The project actually came to me. Pawel Pawlikowski had been developing the project with a UK company for six years and when I saw the initial script for “The Sister of Mercy” it was a significantly different version, but I knew straight away that I wanted to work with him on it. I then became involved with the writing process and a new writer came on board… At a certain point we needed to close the script to raise the financing, but the director actually kept on changing it right until the last day. For the music, for example, the Bach piano piece was proposed by the director right at the very end, meaning I had to have the rights cleared in a two-hour turn-around time! Also, the director preferred to shoot chronologically, which we could not afford, but we found a compromise. On each location we were shooting chronologically which was not easy to convince a crew to do, but in the end it was certainly worth it and the crew were also pleased.A good producer needs to understand the director they’re working with. Directors can vary greatly and in the case of Pawel he needs time, trust and space. He agreed to a 35-day shoot, which was all we could finance at first, even though he wanted a 40-day shoot. However, the contract also stipulated that the number of shooting days is divided. After the first part there is a break for editing and later we continue shooting. In the end we needed to break shooting even earlier because of heavy snowfall – God’s intervention? – and it was during this longer than planned editing period that the director finally identified the film he wanted to make. Further discussions over days for the shoot ensued but in the end a shooting board was prepared and the shoot was very successful and everyone was extremely happy.

Women both on and off the screen is an EWA Network preoccupation - how does this subject impact on the choice of films you produce and the way you work creatively - e.g. with other cast and crew members?

I like working with women and indeed in “Ida” most of the cast and production crew were women… It can be an emotional experience, but usually we fight, cry and then make up. I also like working with young Polish directors; like Kasia Klimkiewicz. I very much believe in the magnetic forces which bring people and projects together. If we look at the recent EFA board we can see that there all the new board members are women.
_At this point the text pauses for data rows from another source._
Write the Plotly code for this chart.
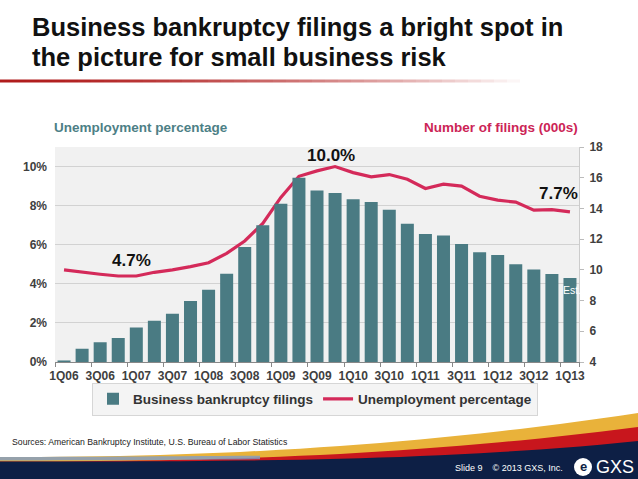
import plotly.graph_objects as go

quarters = ["1Q06","2Q06","3Q06","4Q06","1Q07","2Q07","3Q07","4Q07",
            "1Q08","2Q08","3Q08","4Q08","1Q09","2Q09","3Q09","4Q09",
            "1Q10","2Q10","3Q10","4Q10","1Q11","2Q11","3Q11","4Q11",
            "1Q12","2Q12","3Q12","4Q12","1Q13"]
filings = [4.1, 4.87, 5.28, 5.56, 6.25, 6.69, 7.14, 7.97,
           8.71, 9.75, 11.49, 12.9, 14.3, 16.0, 15.17, 15.0,
           14.59, 14.42, 13.92, 13.0, 12.33, 12.24, 11.68, 11.14,
           10.97, 10.36, 10.03, 9.73, 9.47]
unemployment = [4.71, 4.59, 4.49, 4.40, 4.40, 4.59, 4.71, 4.88,
                5.08, 5.56, 6.19, 7.09, 8.42, 9.5, 9.78, 10.0,
                9.69, 9.47, 9.59, 9.35, 8.88, 9.10, 9.0, 8.48,
                8.28, 8.18, 7.77, 7.8, 7.68]
unemployment = [v / 100 for v in unemployment]
tick_labels = quarters[::2]

W, H = 638, 479
L, R, T, B = 55, 59, 147, 117
PW, PH = W - L - R, H - T - B
def px(x):
    return (x - L) / PW
def py(y):
    return (H - B - y) / PH

BAR = "#4a7b83"
LINE = "#d42a5a"

fig = go.Figure()
fig.add_trace(go.Bar(x=quarters, y=filings, yaxis="y2", marker_color=BAR,
                     marker_line_width=0, name="<b>Business bankruptcy filings</b>"))
fig.add_trace(go.Scatter(x=quarters, y=unemployment, yaxis="y", mode="lines",
                         line=dict(color=LINE, width=3.2), name="<b>Unemployment percentage</b>"))

shapes = []
# title underline gradient
n = 40
for i in range(n):
    x0 = i * 520 / n
    x1 = (i + 1) * 520 / n
    op = max(0.0, 1 - (i / n) ** 1.6)
    shapes.append(dict(type="rect", xref="paper", yref="paper",
                       x0=px(x0), x1=px(x1), y0=py(82.5), y1=py(79.5),
                       fillcolor="#b01c1c", opacity=op, line_width=0, layer="above"))
# footer: navy band, red and gold swoosh
def path(points_top, points_bottom):
    pts = points_top + points_bottom[::-1]
    s = "M " + " L ".join(f"{px(x):.5f},{py(y):.5f}" for x, y in pts) + " Z"
    return s
xs = list(range(0, 639, 20)) + [638]
def curve(x, y_left, y_right, power):
    t = x / 638
    return y_left + (y_right - y_left) * t ** power
gold_top = [(x, curve(x, 457, 413, 2.2)) for x in xs]
red_top = [(x, curve(x, 461.5, 427, 2.4)) for x in xs]
navy_top = [(x, curve(x, 461.5, 441, 3.2)) for x in xs]
bottom = [(x, 480) for x in xs]
shapes.append(dict(type="path", xref="paper", yref="paper", path=path(gold_top, bottom),
                   fillcolor="#e9b23a", line_width=0, layer="above"))
shapes.append(dict(type="path", xref="paper", yref="paper", path=path(red_top, bottom),
                   fillcolor="#c8161d", line_width=0, layer="above"))
shapes.append(dict(type="path", xref="paper", yref="paper", path=path(navy_top, bottom),
                   fillcolor="#0d1f45", line_width=0, layer="above"))
blue_top = [(x, curve(x, 457, 452, 1.5)) for x in range(0, 261, 20)]
blue_bot = [(x, curve(x, 460.5, 456, 1.5)) for x in range(0, 261, 20)]
shapes.append(dict(type="path", xref="paper", yref="paper", path=path(blue_top, blue_bot),
                   fillcolor="#7f9cc8", opacity=0.8, line_width=0, layer="above"))
# logo circle
shapes.append(dict(type="circle", xref="paper", yref="paper",
                   x0=px(574), x1=px(592), y0=py(476), y1=py(458),
                   fillcolor="white", line_width=0, layer="above"))

F = "Liberation Sans, Arial, sans-serif"
ann = []
ann.append(dict(text="<b>Business bankruptcy filings a bright spot in</b>", x=px(30), y=py(27),
                xanchor="left", yanchor="middle", font=dict(size=25.5, color="#111111", family=F)))
ann.append(dict(text="<b>the picture for small business risk</b>", x=px(30), y=py(57),
                xanchor="left", yanchor="middle", font=dict(size=25.5, color="#111111", family=F)))
ann.append(dict(text="<b>Unemployment percentage</b>", x=px(52), y=py(128),
                xanchor="left", yanchor="middle", font=dict(size=13.5, color="#4d7f86", family=F)))
ann.append(dict(text="<b>Number of filings (000s)</b>", x=px(580), y=py(128),
                xanchor="right", yanchor="middle", font=dict(size=13.5, color="#cc2456", family=F)))
ann.append(dict(text="<b>4.7%</b>", x=px(131), y=py(260), xanchor="center", yanchor="middle",
                font=dict(size=17, color="#111111", family=F)))
ann.append(dict(text="<b>10.0%</b>", x=px(331), y=py(155), xanchor="center", yanchor="middle",
                font=dict(size=17, color="#111111", family=F)))
ann.append(dict(text="<b>7.7%</b>", x=px(580), y=py(193), xanchor="right", yanchor="middle",
                font=dict(size=17, color="#111111", family=F)))
ann.append(dict(text="Est.", x=px(572), y=py(290), xanchor="center", yanchor="middle",
                font=dict(size=10.5, color="white", family=F)))
ann.append(dict(text="Sources: American Bankruptcy Institute, U.S. Bureau of Labor Statistics",
                x=px(10), y=py(442), xanchor="left", yanchor="middle",
                font=dict(size=8.7, color="#222222", family="Liberation Sans Narrow, Liberation Sans, Arial")))
ann.append(dict(text="Slide 9&nbsp;&nbsp;&nbsp;&nbsp;© 2013 GXS, Inc.", x=px(565), y=py(468),
                xanchor="right", yanchor="middle",
                font=dict(size=9, color="white", family="Liberation Sans Narrow, Liberation Sans, Arial")))
ann.append(dict(text="<b>e</b>", x=px(583), y=py(466.5), xanchor="center", yanchor="middle",
                font=dict(size=13, color="#0d1f45", family=F)))
ann.append(dict(text="GXS", x=px(594), y=py(467), xanchor="left", yanchor="middle",
                font=dict(size=18, color="white", family=F)))
for a in ann:
    a.update(xref="paper", yref="paper", showarrow=False)

fig.update_layout(
    width=W, height=H,
    margin=dict(l=L, r=R, t=T, b=B, autoexpand=False),
    paper_bgcolor="white", plot_bgcolor="#f1f1f1",
    bargap=0.28, font=dict(family=F, color="#404040"),
    showlegend=True,
    legend=dict(orientation="h", x=px(315), xanchor="center", y=py(399), yanchor="middle",
                bgcolor="#f4f4f4", bordercolor="#d6d6d6", borderwidth=1,
                font=dict(size=13.5, color="#333333", family=F), itemwidth=30,
                traceorder="normal"),
    xaxis=dict(type="category", categoryarray=quarters, tickmode="array",
               tickvals=tick_labels, ticktext=[f"<b>{t}</b>" for t in tick_labels],
               tickangle=0, ticklabelstandoff=3,
               ticks="outside", ticklen=4, tickcolor="#888888", tickson="boundaries",
               showline=True, linecolor="#888888", mirror=False,
               tickfont=dict(size=12, color="#404040"), showgrid=False),
    yaxis=dict(range=[0, 0.11], tickvals=[0, 0.02, 0.04, 0.06, 0.08, 0.10],
               ticktext=["<b>0%</b>", "<b>2%</b>", "<b>4%</b>", "<b>6%</b>", "<b>8%</b>", "<b>10%</b>"],
               showgrid=True, gridcolor="#d2d2d2", gridwidth=1, zeroline=False,
               ticklabelstandoff=7,
               tickfont=dict(size=12, color="#404040"), ticks="", showline=False),
    yaxis2=dict(range=[4, 18], overlaying="y", side="right",
                ticktext=[f"<b>{v}</b>" for v in range(4, 19, 2)], tickvals=list(range(4, 19, 2)),
                showgrid=False, zeroline=False, ticks="outside", ticklen=4, tickcolor="#bbbbbb",
                showline=True, linecolor="#cccccc", ticklabelstandoff=3,
                tickfont=dict(size=12, color="#404040")),
    shapes=shapes, annotations=ann,
)
fig.write_html("out.html", config={"displayModeBar": False},
               post_script="document.body.style.margin='0';document.body.style.overflow='hidden';")
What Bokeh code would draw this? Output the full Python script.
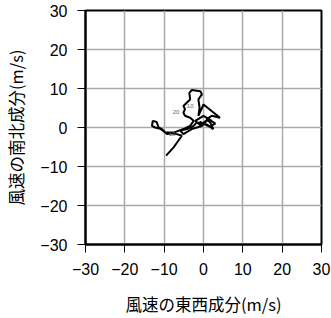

What is your next project?

I have an upcoming project with Pawel. I would also like to work with a female director on a film for which I have the script, about “20 years of life of a woman”… The story is an adaptation based on a tale about a woman who is looking for her own identity… and trying to understand who she really is.

Would you say Poland is an easier country for women producers and directors to work in as opposed to some other European countries like Germany?

In my generation I was pretty much the only producer, but now there are more women producers coming through in the new generations. They are brave. There are also new women directors coming through, women cinematographers… I wouldn’t say it’s more difficult than in any other country.

What do you consider the value of a network like EWA?

It’s about knowing there are other talented women out there that really matters and for women to be recognised as excellent professionals more than their gender identity.

What’s your advice for being a successful producer?

You must do what you believe in and stay true to yourself. Otherwise what you are doing will be a lie.